Filistin Devlet Başkanı Mahmud Abbas, İsrail'in Filistinlileri yerlerinden etmek amacıyla uzun bir süredir suyu bir silah olarak kullandığını ifade etti. Abbas, bu açıklamaları 22 Mart Dünya Su Günü münasebetiyle yaptığı konuşmada dile getirdi.
Filistin resmi haber ajansı WAFA'ya göre Abbas, İsrail'in uluslararası insan hakları anlaşmalarını ihlal ederek, başta su olmak üzere tüm temel hizmetleri durdurduğunu ve yardım girişlerini engellediğini belirtti. Bu durumun, Filistin halkının zorla göç ettirilmesine ve hatta yavaş yavaş öldürülmesine neden olduğunu kaydetti.
Abbas, "Gazze'de bir litre su almak için saatlerce kuyrukta bekleyen, kirli su içen, gıda ve ilaçtan mahrum kalan, susuzluktan ölen ve diğer dünya çocukları gibi güven içinde yaşayamayan Filistinli çocukların meselesinden daha önemli bir meselenin olmadığını dünya bilmelidir." şeklinde konuştu.
İsrail'in su kaynaklarındaki egemenliğini sürdürdüğünü vurgulayan Abbas, bu durumu işkence, tehcir ve şantaj silahı olarak gördüğünü ifade etti. Ayrıca, İsrail'in su kaynaklarını yağmalayıp Filistinlilere su sağlanmasına yönelik tüm çabaları baltaladığını ve bu işgale karşı bir çözüm bulunması gerektiğini dile getirdi.
Dünyaya çağrıda bulunan Abbas, İsrail'in Gazze'deki su tesislerinin yüzde 85'inden fazlasını sistematik olarak yok ettiğine ve yaşamı yok etmek, Filistinlileri yerinden etmek amacıyla Batı Şeria ve Gazze'deki su ve sanitasyon altyapısını hedef aldığına dikkat çekerek fiili adımlar atılmasını istedi.
Gazze'de 19 Ocak tarihinde yürürlüğe giren ateşkes ve esir takası anlaşmasının 42 günlük birinci aşaması 2 Mart tarihinde sona erdi.

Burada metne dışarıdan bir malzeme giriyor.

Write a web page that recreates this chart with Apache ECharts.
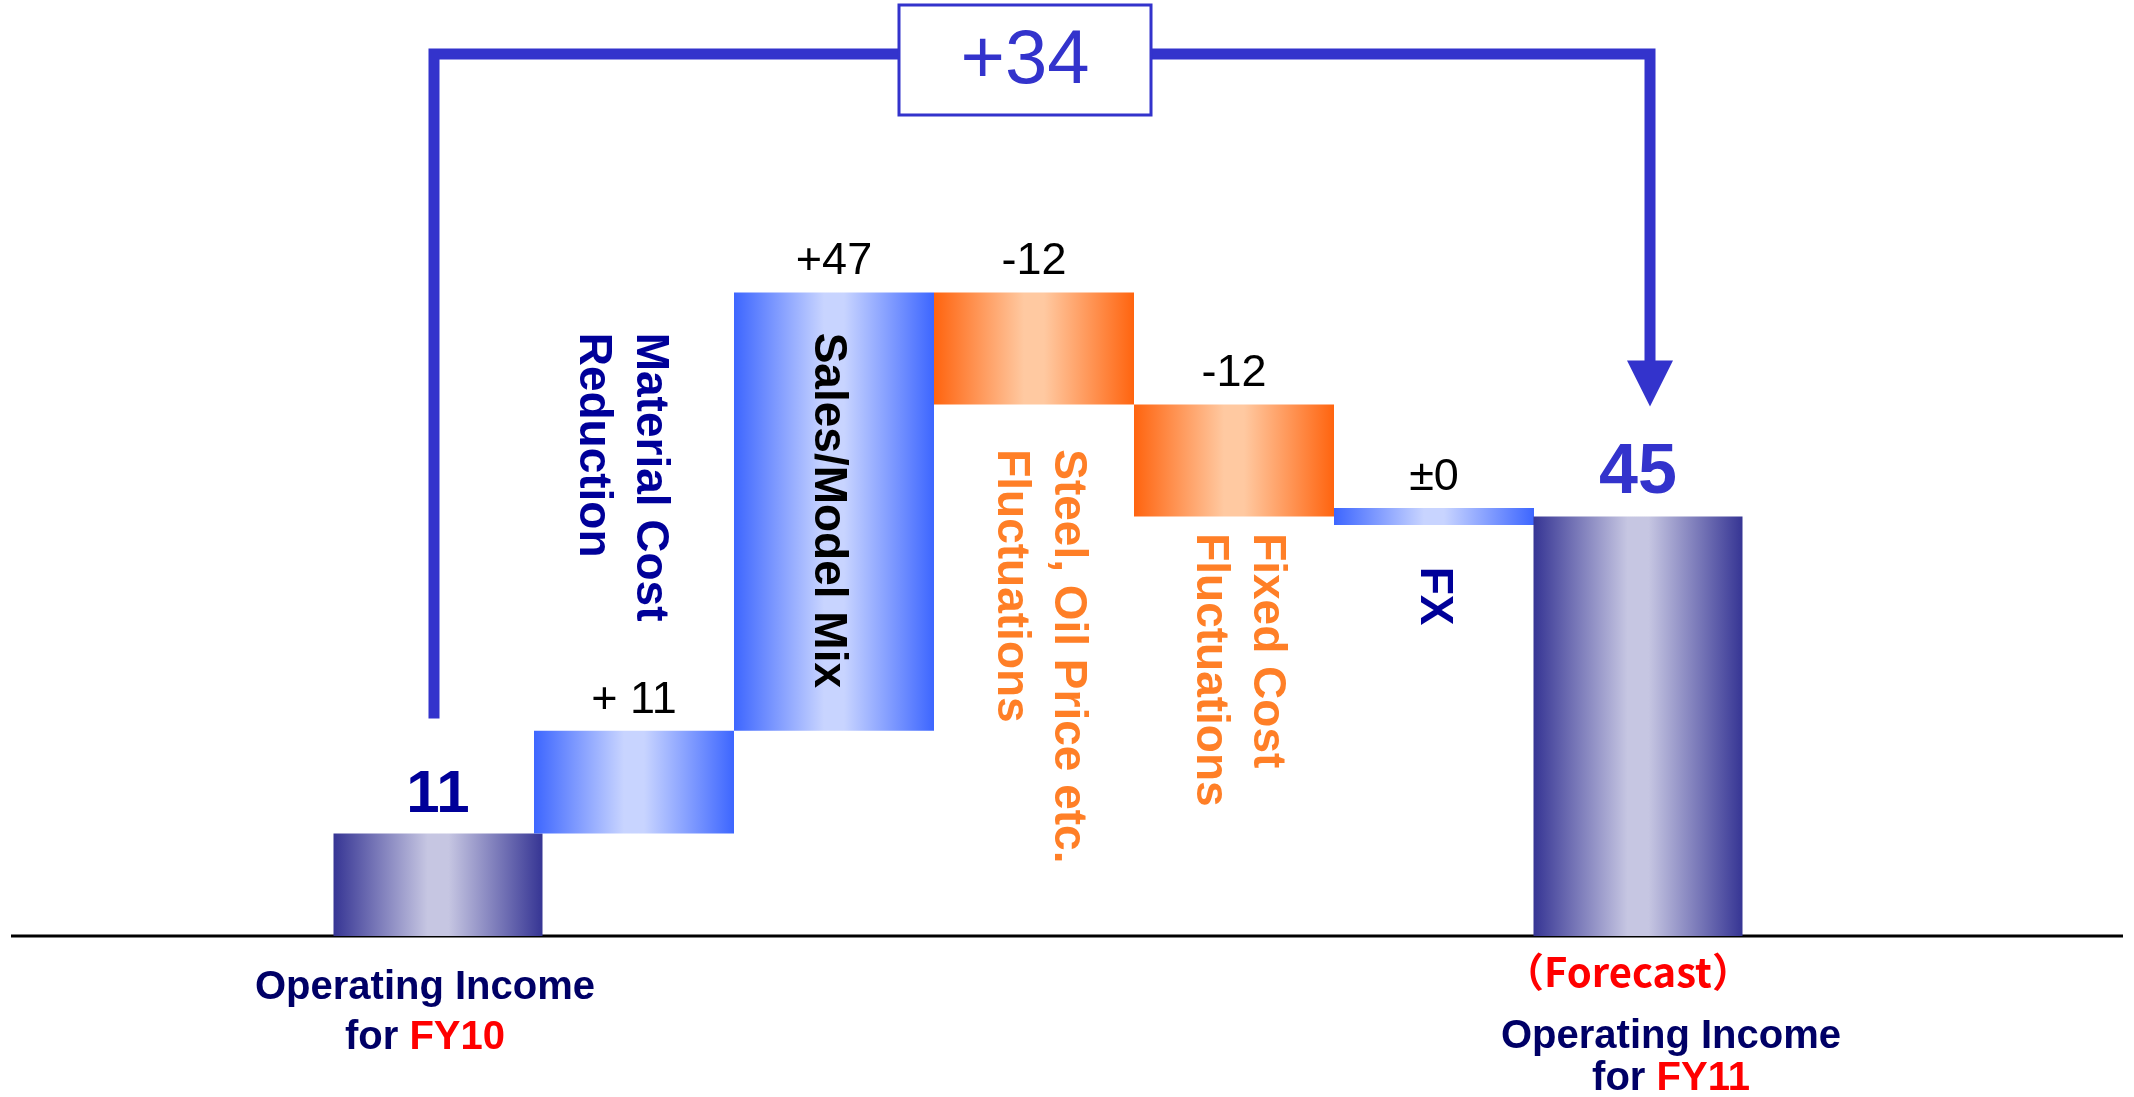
<!DOCTYPE html>
<html>
<head>
<meta charset="utf-8">
<script src="https://cdn.jsdelivr.net/npm/echarts@6/dist/echarts.min.js"></script>
<style>
html,body{margin:0;padding:0;background:#ffffff;}
#chart{width:2134px;height:1097px;}
</style>
</head>
<body>
<div id="chart"></div>
<script>
// ---------------- data ----------------
const categories = [
  'Operating Income for FY10',
  'Material Cost Reduction',
  'Sales/Model Mix',
  'Steel, Oil Price etc. Fluctuations',
  'Fixed Cost Fluctuations',
  'FX',
  'Operating Income for FY11'
];
const barKinds = ['total', 'up', 'up', 'down', 'down', 'up', 'total'];
const changeValues = [11, 11, 47, -12, -12, 0, 45];
const valueLabels = ['11', '+ 11', '+47', '-12', '-12', '±0', '45'];
const stepNames = [null, 'Material Cost\nReduction', 'Sales/Model Mix', 'Steel, Oil Price etc.\nFluctuations', 'Fixed Cost\nFluctuations', 'FX', null];
const bottomNames = ['{n|Operating Income}\n{n|for }{r|FY10}', null, null, null, null, null, '{n|Operating Income}\n{n|for }{r|FY11}'];
const bottomTags = [null, null, null, null, null, null, '（Forecast）'];
const netChange = 34;
const netChangeLabel = '+34';

// ---------------- styles / layout ----------------
const FONT = '"Liberation Sans", Arial, Helvetica, sans-serif';
const CJK = 'Noto Sans CJK JP';
const BLUE = '#3333CC';
const gradientColors = {
  total: ['#363594', '#C6C6E2'],
  up: ['#3D66FF', '#C8D4FF'],
  down: ['#FF640F', '#FFC9A1']
};
const valueLabelStyles = [
  { fontSize: 60, fontWeight: 'bold', fill: '#000099' },
  { fontSize: 45, fontWeight: 'normal', fill: '#000000' },
  { fontSize: 45, fontWeight: 'normal', fill: '#000000' },
  { fontSize: 45, fontWeight: 'normal', fill: '#000000' },
  { fontSize: 45, fontWeight: 'normal', fill: '#000000' },
  { fontSize: 45, fontWeight: 'normal', fill: '#000000' },
  { fontSize: 70, fontWeight: 'bold', fill: BLUE }
];
const stepNameColors = [null, '#000099', '#000000', '#FF7F27', '#FF7F27', '#000099', null];
const stepNameDx = [0, -13, -6, 5, 4, 0, 0];
const stepNameTopLevel = [0, 64.7, 64.7, 52.2, 43.2, 39.6, 0];
const bottomNameDx = [-9, 0, 0, 0, 0, 0, 37];
const bottomNameTop = [27, 0, 0, 0, 0, 0, 80];
const bottomNameLineHeight = [50, 0, 0, 0, 0, 0, 42];

function makeGradient(kind) {
  const [edge, center] = gradientColors[kind];
  return new echarts.graphic.LinearGradient(0, 0, 1, 0, [
    { offset: 0, color: edge },
    { offset: 0.45, color: center },
    { offset: 0.55, color: center },
    { offset: 1, color: edge }
  ]);
}

// waterfall ranges from the values
let running = 0;
const barRanges = changeValues.map((v, i) => {
  if (barKinds[i] === 'total') { running = v; return [i, 0, v]; }
  const start = running;
  running += v;
  return [i, start, running];
});

function renderBar(params, api) {
  const i = api.value(0);
  const lo = api.value(1);
  const hi = api.value(2);
  const kind = barKinds[i];
  const band = api.size([1, 0])[0];
  const isTotal = kind === 'total';
  const w = band * (isTotal ? 1.045 : 1);
  const center = api.coord([i, 0])[0];
  const cx = center + (isTotal ? 4 : 0);
  let yTop = api.coord([i, Math.max(lo, hi)])[1];
  let yBot = api.coord([i, Math.min(lo, hi)])[1];
  const minH = 17;
  if (yBot - yTop < minH) {
    const m = (yTop + yBot) / 2;
    yTop = m - minH / 2;
    yBot = m + minH / 2;
  }
  const children = [{
    type: 'rect',
    shape: { x: cx - w / 2, y: yTop, width: w, height: yBot - yTop },
    style: { fill: makeGradient(kind) }
  }];
  const vs = valueLabelStyles[i];
  children.push({
    type: 'text',
    x: cx,
    y: yTop - 8,
    style: {
      text: valueLabels[i],
      fontFamily: FONT, fontSize: vs.fontSize, fontWeight: vs.fontWeight,
      fill: vs.fill, align: 'center', verticalAlign: 'bottom'
    }
  });
  if (stepNames[i]) {
    children.push({
      type: 'text',
      x: center + stepNameDx[i],
      y: api.coord([i, stepNameTopLevel[i]])[1],
      rotation: -Math.PI / 2,
      style: {
        text: stepNames[i],
        fontFamily: FONT, fontSize: 46, fontWeight: 'bold',
        fill: stepNameColors[i], align: 'left', verticalAlign: 'middle',
        lineHeight: 57
      }
    });
  }
  const baseY = api.coord([i, 0])[1];
  if (bottomNames[i]) {
    const lh = bottomNameLineHeight[i];
    children.push({
      type: 'text',
      x: center + bottomNameDx[i],
      y: baseY + bottomNameTop[i],
      style: {
        text: bottomNames[i],
        align: 'center', verticalAlign: 'top',
        rich: {
          n: { fontFamily: FONT, fontSize: 40, fontWeight: 'bold', fill: '#000066', lineHeight: lh },
          r: { fontFamily: FONT, fontSize: 40, fontWeight: 'bold', fill: '#FF0000', lineHeight: lh }
        }
      }
    });
  }
  if (bottomTags[i]) {
    children.push({
      type: 'text',
      x: center - 6,
      y: baseY + 16,
      style: {
        text: bottomTags[i],
        fontFamily: CJK, fontSize: 40, fontWeight: 'bold', fill: '#FF0000',
        align: 'center', verticalAlign: 'top'
      }
    });
  }
  return { type: 'group', children: children };
}

function renderBracket(params, api) {
  const from = api.value(0);
  const to = api.value(1);
  const startTop = api.coord([from, barRanges[from][2]])[1];
  const endTop = api.coord([to, barRanges[to][2]])[1];
  const xl = api.coord([from, 0])[0];
  const xr = api.coord([to, 0])[0] + 16;
  const hy = params.coordSys.y - 136;
  const y0 = startTop - 115;
  const tip = endTop - 110;
  const head = 46;
  const zeroY = api.coord([from, 0])[1];
  const bx = (xl + xr) / 2 - 17;
  const by = hy + 6;
  return {
    type: 'group',
    children: [
      { type: 'line', shape: { x1: 11, y1: zeroY, x2: api.getWidth() - 11, y2: zeroY },
        style: { stroke: '#000000', lineWidth: 3 } },
      { type: 'polyline', shape: { points: [[xl, y0], [xl, hy], [xr, hy], [xr, tip - head + 2]] },
        style: { stroke: BLUE, lineWidth: 11, fill: null, lineJoin: 'miter' } },
      { type: 'polygon', shape: { points: [[xr - head / 2, tip - head], [xr + head / 2, tip - head], [xr, tip]] },
        style: { fill: BLUE } },
      { type: 'rect', shape: { x: bx - 126, y: by - 55, width: 252, height: 110 },
        style: { fill: '#ffffff', stroke: BLUE, lineWidth: 3 } },
      { type: 'text', x: bx, y: by + 2,
        style: { text: netChangeLabel, fontFamily: FONT, fontSize: 76, fontWeight: 'normal',
                 fill: BLUE, align: 'center', verticalAlign: 'middle' } }
    ]
  };
}

const chart = echarts.init(document.getElementById('chart'), null, { renderer: 'canvas' });
chart.setOption({
  backgroundColor: '#ffffff',
  animation: false,
  grid: { left: 334, right: 400, top: 190, bottom: 161 },
  xAxis: { type: 'category', data: categories, show: false },
  yAxis: { type: 'value', min: 0, max: 80, show: false },
  series: [
    {
      type: 'custom',
      name: 'Change',
      z: 1,
      clip: false,
      data: [[0, 6, netChange]],
      encode: { x: 0, y: 2 },
      renderItem: renderBracket
    },
    {
      type: 'custom',
      name: 'Operating Income',
      z: 2,
      clip: false,
      data: barRanges,
      encode: { x: 0, y: [1, 2] },
      renderItem: renderBar
    }
  ]
});
</script>
</body>
</html>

Ancak, İsrail Gazze Şeridi'ne 2 Mart itibarıyla her türlü insani yardım malzemesinin girişini durdurdu, 9 Mart’ta elektrik tedarikini kesti ve 18 Mart’ta şiddetli saldırılara yeniden başladı.
İsrail’in elektrik tedarikini kesmesi, Deyr el-Belah’taki merkezi deniz suyu arıtma tesisinin devre dışı kalmasına yol açtı.